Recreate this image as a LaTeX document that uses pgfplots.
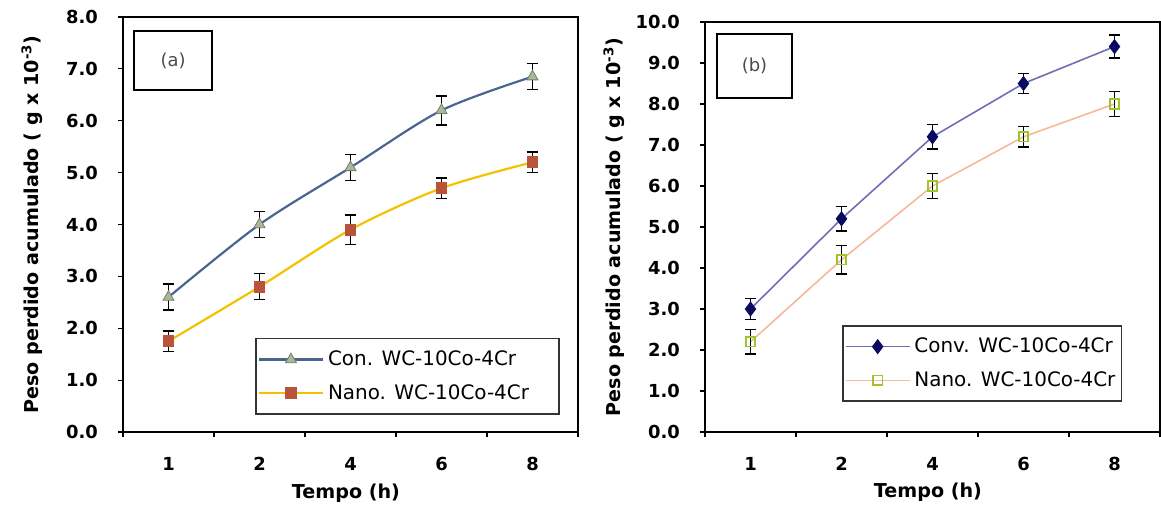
\documentclass[border=0pt]{standalone}
\usepackage{fontspec}
\setmainfont{DejaVu Sans}
\usepackage{pgfplots}
\pgfplotsset{compat=1.18}
\definecolor{conA}{HTML}{4A6690}
\definecolor{conAm}{HTML}{A9B79B}
\definecolor{nanoA}{HTML}{F2C200}
\definecolor{nanoAm}{HTML}{B9533A}
\definecolor{conB}{HTML}{6F6FB5}
\definecolor{conBm}{HTML}{0A0A60}
\definecolor{nanoB}{HTML}{F7B89A}
\definecolor{nanoBm}{HTML}{9CC72A}
\pgfplotsset{
  panel/.style={
    scale only axis,
    anchor=south west,
    xmin=-0.5, xmax=4.5,
    xtick={-0.5,0.5,1.5,2.5,3.5,4.5},
    xticklabels={},
    extra x ticks={0,1,2,3,4},
    extra x tick labels={1,2,4,6,8},
    extra x tick style={major tick length=0pt},
    xtick pos=bottom, ytick pos=left,
    tick align=outside,
    major tick length=2.5bp,
    tick style={black, line width=0.6bp},
    axis line style={black, line width=1.1bp},
    ymin=0,
    /pgf/number format/assume math mode=true,
    /pgf/number format/.cd, fixed, fixed zerofill, precision=1, /pgfplots/.cd,
    yticklabel style={font=\fontsize{9}{10}\selectfont\bfseries, xshift=-6.5bp},
    xticklabel style={font=\fontsize{9}{10}\selectfont\bfseries, yshift=-9bp},
    xlabel={Tempo (h)},
    ylabel={Peso perdido acumulado ( g x 10\textsuperscript{-3})},
    label style={font=\fontsize{9.6}{11}\selectfont\bfseries},
    xlabel style={at={(axis description cs:0.49,-0.148)}, anchor=center},
    legend style={draw=black!80, line width=0.8bp, font=\fontsize{10}{12}\selectfont,
      inner xsep=1bp, inner ysep=4bp, row sep=4bp, cells={anchor=west}},
    legend image code/.code={
      \draw[mark repeat=2,mark phase=2] plot coordinates {(0bp,0bp) (16bp,0bp) (32bp,0bp)};},
  },
  eb/.style={error bars/.cd, y dir=both, y explicit,
    error bar style={black, line width=0.7bp},
    error mark options={rotate=90, black, mark size=2.8bp, line width=0.7bp}},
}
\begin{document}
\begin{tikzpicture}
\useasboundingbox (0,0) rectangle (580.5bp,257.5bp);
\begin{axis}[panel,
  at={(61.5bp,41.5bp)}, width=227.5bp, height=207.5bp,
  ymax=8, ytick={0,1,...,8},
  ylabel style={at={(axis description cs:-0.2,0.5)}, anchor=center},
  legend style={at={(0.96,0.041)}, anchor=south east},
]
\addplot[conA, line width=1.1bp, smooth, mark=triangle*, mark size=3.2bp,
  mark options={fill=conAm, draw=conAm!70!black, line width=0.4bp}, eb]
  coordinates {(0,2.6)+-(0,0.25) (1,4.0)+-(0,0.25) (2,5.1)+-(0,0.25) (3,6.2)+-(0,0.28) (4,6.85)+-(0,0.25)};
\addlegendentry{Con. WC-10Co-4Cr\hspace*{12bp}}
\addplot[nanoA, line width=1.1bp, smooth, mark=square*, mark size=2.4bp,
  mark options={fill=nanoAm, draw=nanoAm}, eb]
  coordinates {(0,1.75)+-(0,0.2) (1,2.8)+-(0,0.25) (2,3.9)+-(0,0.28) (3,4.7)+-(0,0.2) (4,5.2)+-(0,0.2)};
\addlegendentry{Nano. WC-10Co-4Cr\hspace*{12bp}}
\node[draw=black, line width=1.1bp, anchor=north west, minimum width=39bp, minimum height=29.5bp,
  inner sep=0pt, font=\fontsize{9}{10}\selectfont, text=black!70]
  at (rel axis cs:0.022,0.969) {(a)};
\end{axis}
\begin{axis}[panel,
  at={(352.5bp,41.5bp)}, width=227.5bp, height=205bp,
  ymax=10, ytick={0,1,...,10},
  ylabel style={at={(axis description cs:-0.2,0.5)}, anchor=center},
  legend style={at={(0.917,0.073)}, anchor=south east},
]
\addplot[conB, line width=0.8bp, mark=diamond*, mark size=3.2bp,
  mark options={fill=conBm, draw=conBm}, eb]
  coordinates {(0,3.0)+-(0,0.25) (1,5.2)+-(0,0.3) (2,7.2)+-(0,0.3) (3,8.5)+-(0,0.25) (4,9.4)+-(0,0.28)};
\addlegendentry{Conv. WC-10Co-4Cr}
\addplot[nanoB, line width=0.8bp, mark=square, mark size=2.4bp,
  mark options={draw=nanoBm, fill=white, line width=0.9bp}, eb]
  coordinates {(0,2.2)+-(0,0.3) (1,4.2)+-(0,0.35) (2,6.0)+-(0,0.3) (3,7.2)+-(0,0.25) (4,8.0)+-(0,0.3)};
\addlegendentry{Nano. WC-10Co-4Cr}
\node[draw=black, line width=1.1bp, anchor=north west, minimum width=37.5bp, minimum height=32bp,
  inner sep=0pt, font=\fontsize{9}{10}\selectfont, text=black!70]
  at (rel axis cs:0.024,0.973) {(b)};
\end{axis}
\end{tikzpicture}
\end{document}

▸ INSTRUCTIONS FOR THE TASK
Please transcribe the material above exactly as written. Leave the pictures out.

▸ RESPONSE TO THE EXERCISE
Recreate this image as a LaTeX document that uses pgfplots.
\documentclass[border=0pt]{standalone}
\usepackage{fontspec}
\setmainfont{DejaVu Sans}
\usepackage{pgfplots}
\pgfplotsset{compat=1.18}
\definecolor{conA}{HTML}{4A6690}
\definecolor{conAm}{HTML}{A9B79B}
\definecolor{nanoA}{HTML}{F2C200}
\definecolor{nanoAm}{HTML}{B9533A}
\definecolor{conB}{HTML}{6F6FB5}
\definecolor{conBm}{HTML}{0A0A60}
\definecolor{nanoB}{HTML}{F7B89A}
\definecolor{nanoBm}{HTML}{9CC72A}
\pgfplotsset{
  panel/.style={
    scale only axis,
    anchor=south west,
    xmin=-0.5, xmax=4.5,
    xtick={-0.5,0.5,1.5,2.5,3.5,4.5},
    xticklabels={},
    extra x ticks={0,1,2,3,4},
    extra x tick labels={1,2,4,6,8},
    extra x tick style={major tick length=0pt},
    xtick pos=bottom, ytick pos=left,
    tick align=outside,
    major tick length=2.5bp,
    tick style={black, line width=0.6bp},
    axis line style={black, line width=1.1bp},
    ymin=0,
    /pgf/number format/assume math mode=true,
    /pgf/number format/.cd, fixed, fixed zerofill, precision=1, /pgfplots/.cd,
    yticklabel style={font=\fontsize{9}{10}\selectfont\bfseries, xshift=-6.5bp},
    xticklabel style={font=\fontsize{9}{10}\selectfont\bfseries, yshift=-9bp},
    xlabel={Tempo (h)},
    ylabel={Peso perdido acumulado ( g x 10\textsuperscript{-3})},
    label style={font=\fontsize{9.6}{11}\selectfont\bfseries},
    xlabel style={at={(axis description cs:0.49,-0.148)}, anchor=center},
    legend style={draw=black!80, line width=0.8bp, font=\fontsize{10}{12}\selectfont,
      inner xsep=1bp, inner ysep=4bp, row sep=4bp, cells={anchor=west}},
    legend image code/.code={
      \draw[mark repeat=2,mark phase=2] plot coordinates {(0bp,0bp) (16bp,0bp) (32bp,0bp)};},
  },
  eb/.style={error bars/.cd, y dir=both, y explicit,
    error bar style={black, line width=0.7bp},
    error mark options={rotate=90, black, mark size=2.8bp, line width=0.7bp}},
}
\begin{document}
\begin{tikzpicture}
\useasboundingbox (0,0) rectangle (580.5bp,257.5bp);
\begin{axis}[panel,
  at={(61.5bp,41.5bp)}, width=227.5bp, height=207.5bp,
  ymax=8, ytick={0,1,...,8},
  ylabel style={at={(axis description cs:-0.2,0.5)}, anchor=center},
  legend style={at={(0.96,0.041)}, anchor=south east},
]
\addplot[conA, line width=1.1bp, smooth, mark=triangle*, mark size=3.2bp,
  mark options={fill=conAm, draw=conAm!70!black, line width=0.4bp}, eb]
  coordinates {(0,2.6)+-(0,0.25) (1,4.0)+-(0,0.25) (2,5.1)+-(0,0.25) (3,6.2)+-(0,0.28) (4,6.85)+-(0,0.25)};
\addlegendentry{Con. WC-10Co-4Cr\hspace*{12bp}}
\addplot[nanoA, line width=1.1bp, smooth, mark=square*, mark size=2.4bp,
  mark options={fill=nanoAm, draw=nanoAm}, eb]
  coordinates {(0,1.75)+-(0,0.2) (1,2.8)+-(0,0.25) (2,3.9)+-(0,0.28) (3,4.7)+-(0,0.2) (4,5.2)+-(0,0.2)};
\addlegendentry{Nano. WC-10Co-4Cr\hspace*{12bp}}
\node[draw=black, line width=1.1bp, anchor=north west, minimum width=39bp, minimum height=29.5bp,
  inner sep=0pt, font=\fontsize{9}{10}\selectfont, text=black!70]
  at (rel axis cs:0.022,0.969) {(a)};
\end{axis}
\begin{axis}[panel,
  at={(352.5bp,41.5bp)}, width=227.5bp, height=205bp,
  ymax=10, ytick={0,1,...,10},
  ylabel style={at={(axis description cs:-0.2,0.5)}, anchor=center},
  legend style={at={(0.917,0.073)}, anchor=south east},
]
\addplot[conB, line width=0.8bp, mark=diamond*, mark size=3.2bp,
  mark options={fill=conBm, draw=conBm}, eb]
  coordinates {(0,3.0)+-(0,0.25) (1,5.2)+-(0,0.3) (2,7.2)+-(0,0.3) (3,8.5)+-(0,0.25) (4,9.4)+-(0,0.28)};
\addlegendentry{Conv. WC-10Co-4Cr}
\addplot[nanoB, line width=0.8bp, mark=square, mark size=2.4bp,
  mark options={draw=nanoBm, fill=white, line width=0.9bp}, eb]
  coordinates {(0,2.2)+-(0,0.3) (1,4.2)+-(0,0.35) (2,6.0)+-(0,0.3) (3,7.2)+-(0,0.25) (4,8.0)+-(0,0.3)};
\addlegendentry{Nano. WC-10Co-4Cr}
\node[draw=black, line width=1.1bp, anchor=north west, minimum width=37.5bp, minimum height=32bp,
  inner sep=0pt, font=\fontsize{9}{10}\selectfont, text=black!70]
  at (rel axis cs:0.024,0.973) {(b)};
\end{axis}
\end{tikzpicture}
\end{document}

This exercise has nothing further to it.